イスラム教国つながりで、ディミトリ が生まれたルームセルジュークとは友好関係があります。

超絶どうでもいい話ですが、高校生の頃、世界史で「ホラズム・シャー朝」という言葉を覚えた記憶だけはあるのですが、その際「勝俣シャー!ホラズムシャー!」と無理やり暗記したという記憶しか残っておらず、場所やどんな歴史があった国なのかを、今回改めてようやく知ることができました。受験勉強って本当にアレですね。。

そのほか


ここまでで、大体主な人物は登場した気がしますが。
そのほかで、設定などでうっすら頭に入れておくとよいかと思う情報を書いておきます。

王配(おうはい)
女性が王になる(女王)場合、その配偶者が王配という立場となり、王配殿下と呼ばれて、女王と共に共同統治を行う権力を持つはずなのですが……。

イサニ王宮
ジョージアの都、トビリシの中にある王宮。
ルスダンもディミトリも、そしてギオルギ王様も、みんなここで暮らしていました。
トビリシとかイサニとか耳慣れない地名が並びますが、「パリにあるベルサイユ宮殿」みたいなニュアンスですね。多分。
ちなみに、王宮の庭に大きなリラの花のセットがあるのですが、飛び出す絵本のようにぱぁっと花が開くように作られた、演出家さんこだわりのセットで、美しい物語の幕開けを感じられるとても素敵なものなので、こちらもぜひ見ていただけましたらと!

トビリシ10万人の殉教
劇中で、かなり生々しく描かれる場面。これも史実です。
住人の大半がキリスト教徒であるトビリシを、イスラム教国であるホラズムが占拠し、イスラム教への改宗を迫って聖画を並べた橋の上を歩かせ、拒んだ者を処刑したというもの。日本でも隠れキリシタン弾圧のために踏み絵が行われましたが、その規模を遥かに超える、10万人が殉教したと言われています。

キリスト教国とイスラム教国
さっきも書きましたが、ジョージアはキリスト教国、ホラズムとルームセルジュークはイスラム教国です。
このベースを知っていたほうがストーリーを追いやすいと思いますが、難しく考えなくても、服装で大体目星がつきます。(ターバンを巻いているのはイスラム教国の人)
異なる宗教の男女が結婚する場合、片方が改宗しないといけない。みたいな決まりがあったようです。

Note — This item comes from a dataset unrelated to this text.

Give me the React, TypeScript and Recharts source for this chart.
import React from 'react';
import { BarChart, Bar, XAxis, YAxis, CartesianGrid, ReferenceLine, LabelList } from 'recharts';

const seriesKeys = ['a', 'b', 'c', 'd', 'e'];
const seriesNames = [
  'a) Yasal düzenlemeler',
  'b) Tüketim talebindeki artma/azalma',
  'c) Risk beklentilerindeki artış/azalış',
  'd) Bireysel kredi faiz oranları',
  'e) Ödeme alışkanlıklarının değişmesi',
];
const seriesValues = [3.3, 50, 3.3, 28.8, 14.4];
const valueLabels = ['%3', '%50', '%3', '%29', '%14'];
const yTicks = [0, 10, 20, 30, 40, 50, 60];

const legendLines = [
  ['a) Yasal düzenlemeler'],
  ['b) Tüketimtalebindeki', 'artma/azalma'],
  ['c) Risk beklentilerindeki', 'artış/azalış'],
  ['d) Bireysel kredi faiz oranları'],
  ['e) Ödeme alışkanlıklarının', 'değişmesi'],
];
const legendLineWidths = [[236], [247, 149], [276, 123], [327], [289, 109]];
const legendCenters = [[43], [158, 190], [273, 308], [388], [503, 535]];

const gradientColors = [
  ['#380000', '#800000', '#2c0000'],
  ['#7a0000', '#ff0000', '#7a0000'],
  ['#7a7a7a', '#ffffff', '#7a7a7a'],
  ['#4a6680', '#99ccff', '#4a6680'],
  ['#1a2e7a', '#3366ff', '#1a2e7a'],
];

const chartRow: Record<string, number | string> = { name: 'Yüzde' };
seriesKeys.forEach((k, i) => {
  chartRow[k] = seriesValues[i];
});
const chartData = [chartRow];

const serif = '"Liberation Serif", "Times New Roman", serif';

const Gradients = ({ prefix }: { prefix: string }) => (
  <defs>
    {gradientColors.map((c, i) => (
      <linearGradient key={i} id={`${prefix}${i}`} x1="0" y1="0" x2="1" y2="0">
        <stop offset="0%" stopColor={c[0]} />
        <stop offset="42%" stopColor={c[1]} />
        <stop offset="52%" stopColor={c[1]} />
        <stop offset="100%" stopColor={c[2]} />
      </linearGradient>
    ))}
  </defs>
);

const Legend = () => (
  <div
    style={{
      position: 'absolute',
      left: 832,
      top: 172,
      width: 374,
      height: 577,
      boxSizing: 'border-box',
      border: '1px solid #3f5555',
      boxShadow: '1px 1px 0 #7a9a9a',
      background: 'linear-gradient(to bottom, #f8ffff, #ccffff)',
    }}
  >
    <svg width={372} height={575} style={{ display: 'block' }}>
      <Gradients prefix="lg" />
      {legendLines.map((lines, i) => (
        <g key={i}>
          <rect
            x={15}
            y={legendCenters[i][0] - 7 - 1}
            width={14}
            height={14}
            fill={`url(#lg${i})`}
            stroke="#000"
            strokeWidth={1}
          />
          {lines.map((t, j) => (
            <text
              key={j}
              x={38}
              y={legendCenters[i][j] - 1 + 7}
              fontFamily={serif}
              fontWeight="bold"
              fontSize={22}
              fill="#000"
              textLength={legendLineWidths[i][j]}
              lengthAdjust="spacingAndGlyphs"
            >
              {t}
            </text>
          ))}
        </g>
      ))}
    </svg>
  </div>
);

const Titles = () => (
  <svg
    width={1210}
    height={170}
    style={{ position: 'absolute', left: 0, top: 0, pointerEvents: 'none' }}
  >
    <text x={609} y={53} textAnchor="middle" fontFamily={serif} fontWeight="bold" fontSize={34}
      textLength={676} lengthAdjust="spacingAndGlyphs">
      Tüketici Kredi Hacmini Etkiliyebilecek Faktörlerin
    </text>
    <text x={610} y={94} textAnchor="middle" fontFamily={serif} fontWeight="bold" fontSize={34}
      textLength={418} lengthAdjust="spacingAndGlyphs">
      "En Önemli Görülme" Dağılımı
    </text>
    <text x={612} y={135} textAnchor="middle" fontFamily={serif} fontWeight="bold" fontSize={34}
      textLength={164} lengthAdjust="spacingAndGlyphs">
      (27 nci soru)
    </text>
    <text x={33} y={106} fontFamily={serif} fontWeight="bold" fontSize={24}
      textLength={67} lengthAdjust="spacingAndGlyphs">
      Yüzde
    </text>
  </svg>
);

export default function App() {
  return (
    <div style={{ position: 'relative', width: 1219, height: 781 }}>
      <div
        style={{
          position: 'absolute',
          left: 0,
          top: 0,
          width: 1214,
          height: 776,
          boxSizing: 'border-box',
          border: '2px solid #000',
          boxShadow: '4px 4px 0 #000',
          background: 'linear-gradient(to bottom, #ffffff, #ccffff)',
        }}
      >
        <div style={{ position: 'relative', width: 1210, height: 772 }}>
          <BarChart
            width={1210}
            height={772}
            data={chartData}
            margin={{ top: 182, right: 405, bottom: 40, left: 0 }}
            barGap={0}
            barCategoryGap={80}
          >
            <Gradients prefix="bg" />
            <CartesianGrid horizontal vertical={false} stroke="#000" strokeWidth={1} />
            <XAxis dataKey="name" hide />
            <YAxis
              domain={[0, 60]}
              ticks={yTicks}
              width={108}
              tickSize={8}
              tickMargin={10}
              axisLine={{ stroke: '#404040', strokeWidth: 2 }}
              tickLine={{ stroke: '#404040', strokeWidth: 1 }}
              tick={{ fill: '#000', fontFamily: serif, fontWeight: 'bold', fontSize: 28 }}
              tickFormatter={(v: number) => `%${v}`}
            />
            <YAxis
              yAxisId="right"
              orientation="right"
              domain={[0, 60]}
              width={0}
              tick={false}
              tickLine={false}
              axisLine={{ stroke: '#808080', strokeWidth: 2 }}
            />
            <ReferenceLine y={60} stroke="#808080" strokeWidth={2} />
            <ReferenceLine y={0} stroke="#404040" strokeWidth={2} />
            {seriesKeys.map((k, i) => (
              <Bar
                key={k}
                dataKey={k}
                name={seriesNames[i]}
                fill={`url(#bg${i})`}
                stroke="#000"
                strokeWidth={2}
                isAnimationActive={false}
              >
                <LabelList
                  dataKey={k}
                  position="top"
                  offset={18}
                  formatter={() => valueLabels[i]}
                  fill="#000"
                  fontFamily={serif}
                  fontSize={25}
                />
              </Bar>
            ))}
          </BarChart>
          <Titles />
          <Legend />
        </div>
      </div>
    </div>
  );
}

宰相(イヴァネ・ザカリアン)と副宰相(アヴァク・ザカリアン)
国王を支える宰相と副宰相は、実在する人物で親子です。
(親子で宰相と副宰相? と現代日本で考えると??ですが、彼らが実の親子なのは史実のようです。世界史、奥が深い)
宰相のイヴァネは、ギオルギ様とルスダンの母上(タマラ女王)の代から代々国に仕える優しいお爺ちゃま。その息子であるアヴァクは、ギオルギ王を敬愛しすぎて、ギオルギが可愛がっていたディミトリ にオラオラした感情を抱きます。
アヴァクに激重な感情をぶつけられるギオルギ様がいかに素敵で皆から慕われる存在だったかが、よくよく伝わってきますね。
一応、もう一度書いておきますが、ギオルギ様は私のご贔屓です。かっこいいのでぜひ観てください!!

以上、ざざっと、先日一緒に観劇した友人が、わからなかった。。と言っていた箇所をメインに書いてみました。
耳慣れない地名や、和平のための人質、王配、イスラム教国とキリスト教国、などの背景を知っておくと、より楽しめるかと思います!

学生時代、3ヶ月で世界史を投げ出した私が、超絶浅い知識で書いたので、危うい箇所もあるやもですが、ご参考になれば幸いです!